Irish Times Article re allergen free peanut studies
Scientists try to crack the case of the peanut allergy
Scientists are on a mission to turn the potentially lethal peanut into something everyone can eat. As researchers dig into the genetics of the crop, Stephanie Desmon explains how an allergen-free hybrid might be cultivated
Experts are on a quest to build a better peanut, one safe enough to spread on the sandwich of even the most allergic child. With peanut allergies on the rise, the race is on in laboratories, farm fields and medical clinics.
Nobody has yet broken through, but promising research is being done on several fronts as scientists try to turn the potentially lethal legume into something everyone can eat.
"A lot of people are starting to try to get into the field, because of the urgency," says Soheila Maleki, a research scientist with the US Department of Agriculture in New Orleans.
Maleki is among the researchers digging into the genetics of the peanut, trying to breed a harmless variety. Other scientists are treating peanuts after they have been pulled from the ground, trying to erase that which creates extreme - even fatal - reactions in some people.
Some doctors and parents of allergic children say none of this is likely to assuage the fear that a child could end up in A&E after ingesting even trace amounts of the chemicals tucked into the proteins of the peanut.
Instead, they would prefer the focus to be on finding a cure for the allergy. "I think it's really neat that people are exploring options," says Lissa Roberts, whose seven-year-old daughter is severely allergic to peanuts, milk and eggs. "But I don't think it does anything for us, because they can't guarantee it won't be free of [ all allergens] and that's too big a risk for us."

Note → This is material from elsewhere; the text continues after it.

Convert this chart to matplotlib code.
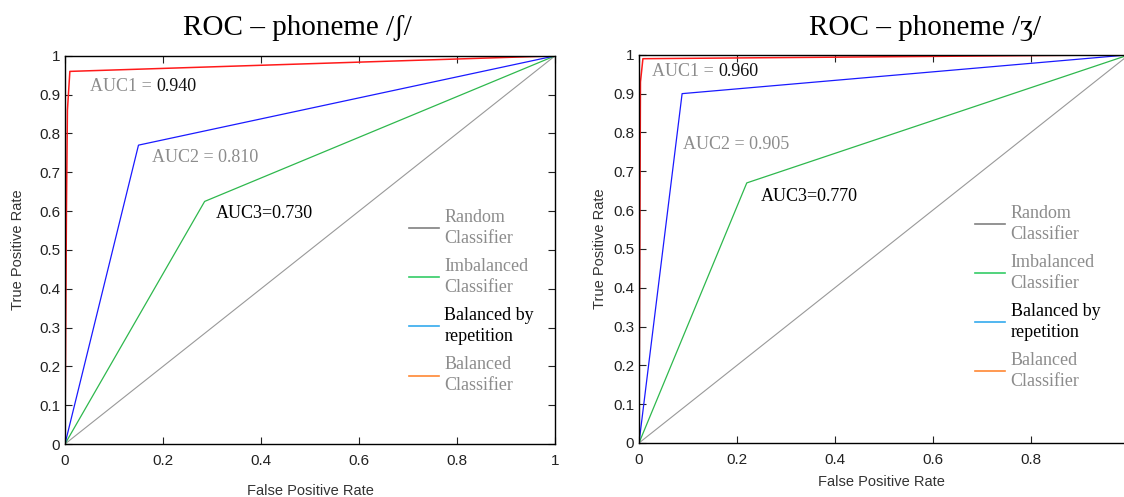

Some figures have shown that allergies to foods - with peanuts being one of the most dangerous - have doubled or tripled in the past decade. The reasons for the increase have eluded doctors.
The US National Institute of Allergy and Infectious Diseases nearly quadrupled the amount spent on peanut-allergy research in the past five years, with $3.5 million spent last year. In 2005, the institute established a food-allergy consortium, promising to spend roughly $17 million through 2010, with a peanut initiative as its first project.
In the US alone, food allergies cause about 125 deaths a year, the majority of which are blamed on peanuts.
Mohamed Ahmedna, a food scientist at North Carolina Agricultural and Technical State University, has been in the news for claiming that he has found a way to eliminate all traces of allergen from harvested peanuts. The university announced the feat in late July without disclosing proof.
Ahmedna had been working on ways to make use of the residue of peanuts after they are pressed for oil. He developed antioxidants from peanut skins that could be put into food supplements, a low-fat, high-protein meat substitute from de-fatted peanut flour and even an infant formula for developing countries.
But the endeavour was limited because of the growing incidence of pea- nut allergy. Ahm-edna and his colleagues have been experimen- ting with different methods - enz-ymes, fermentation and more - to make peanuts allergen-free. He wouldn't disclose the method other than to say it was "food-grade", meaning safe to eat.
He said the treated peanuts tasted and looked like standard peanuts, and that his technique could easily be incorporated into the processing of peanut butter. But the treated peanuts have not been tested on animals or on people. "We can't claim it's allergen-free until it's proven in humans," he says. The university says the process is "believed to be a first for food science" and that it could "be an enormous boon to the peanut industry".
Finding a way to build a better peanut has been difficult because of the peanut's properties. A peanut primarily is made up of protein - and not just one protein. It has several that are allergens, and each would need to be dealt with.
The USDA's Maleki is working to devise a hybrid peanut with as few allergens as possible. She has found two different peanuts that are each missing a major allergen and is trying to cross those to make an even less allergenic peanut. The process has been slow.
Her colleague in the project, crop scientist Thomas Isleib of North Carolina State University, calls it a "long shot".
The hybrids don't grow as well as standard varieties, and it takes several generations to see if the plants have kept their new properties. "Her outlook on this is any reduction [ of allergens] is good," Isleib says. "I take a more conservative view: that we need to get rid of all of them. I tend to view this as a long-term approach that may not pay off."
Dr Robert Wood, a paediatric allergist at Johns Hopkins University and a leader of NIAID's food-allergy consortium, is also cautious. "I don't think any of those strategies to manipulate the peanut will even remotely be the answer," he says.
Wood and other allergists are instead attempting to change the human response. Isleib, the crop scientist, agrees that the publicity surrounding the announcement of an allergen-free peanut appeared premature.
"There's glory in this, and there may be money in it, but people may be jumping the gun a bit," he says. "If it works, it's going to be big."